纪思语气得一双眼睛通红,哽哽咽咽地抽泣:“何之洲,我奶奶过世我也很难过的,你凭什么这么说我……我也没有不想思尔来操持奶奶的后事,我只是,只是……”
我只是知道,她来了,你的眼睛落在她的身上,就再也收不回来了。
她心里藏着什么,何之洲大概还是能猜到的。
看她哭得比昨晚还厉害,深知自己的话说得过分了。
他终究是看清了,这段婚姻把他弄成了这副鬼样子,生来讨厌尖酸刻薄的人,自己却偏偏变成了这样的人。
纪思尔和乔子政踏进老太太的灵堂,看见的就是这样的情形。
何之洲面容冷清坐在那里,在帮着登记些什么。
纪思语哭过,虽低着头一直在写写画画,但能看出她红了的眼眶。
不知道那两人怎么了,纪思尔不想多事,自然不会多问。
坐的地方有很多,她对乔子政说,“你先坐会儿,我去看看有什么要帮忙的。”
乔子政点头,“去吧,有事就喊我。”
“好。”
纪思尔去何之洲那边了,乔子政四下看了看,随便拉个椅子坐下来。
手机邮件里堆了不少待阅文件,他正好借这个时间处理一下。
纪思尔一过去就从何之洲手里分担了事情做,要从桌上堆砌的册子里,选一些老太太生前最好的朋友来参加追悼会。
纪家人脉圈子很广,而且纪老太太以前是在国营厂当领导的,认识的人,册子上的名字自然也很多,一个一个选下来,工作量还是不小的。
她不懂就问,何之洲也耐心给她解释,明明两个人就只是在做一件很正常的事情,偏偏被纪思语看出了暧昧来。
纪思语心头不舒服极了,故意把乔子政搬出来膈应何之洲:“诶,思尔,那男的长得挺帅,是你男朋友吧?”
何之洲知道她故意的,半个眼神没给她。
纪思尔也听出点酸味来,皱眉道:“跟你有什么关系吗?”
按照她以前的脾气,搞不好就要像报复宋悠然那样,利用乔子政来报复纪思语了,但她觉得那样不好,太不尊重乔子政了,所以发誓以后不管遇到什么事,都不会再利用他。

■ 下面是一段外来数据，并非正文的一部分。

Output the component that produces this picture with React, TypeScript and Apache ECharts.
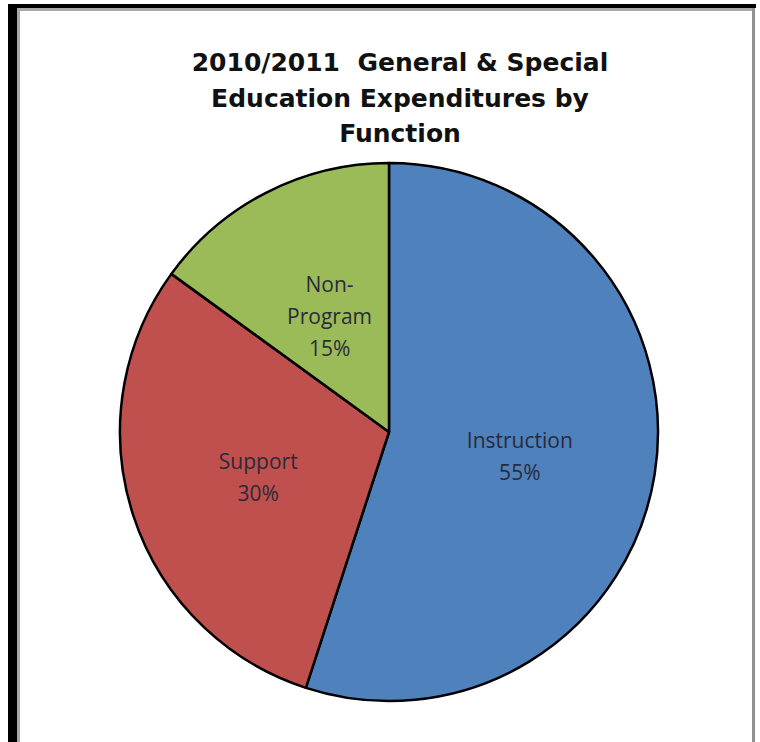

纪思语又往乔子政那头瞧了瞧,“个子好高,长得也很帅,就是觉着有点眼熟。”
纪思尔:“……”
“你跟他在一起多久了?是奔着结婚去的吗?这次带过来,是打算让他见爸爸的?”
“……”
纪思尔不想接她的话,何之洲却是听不下去了,一边勾名字,一边头也不抬的悠悠然道:“融坤集团少东家,乔子政。晋城四大家族之一那个乔家,就是纪总早几年一直想得到合作机会的那个,融坤集团。”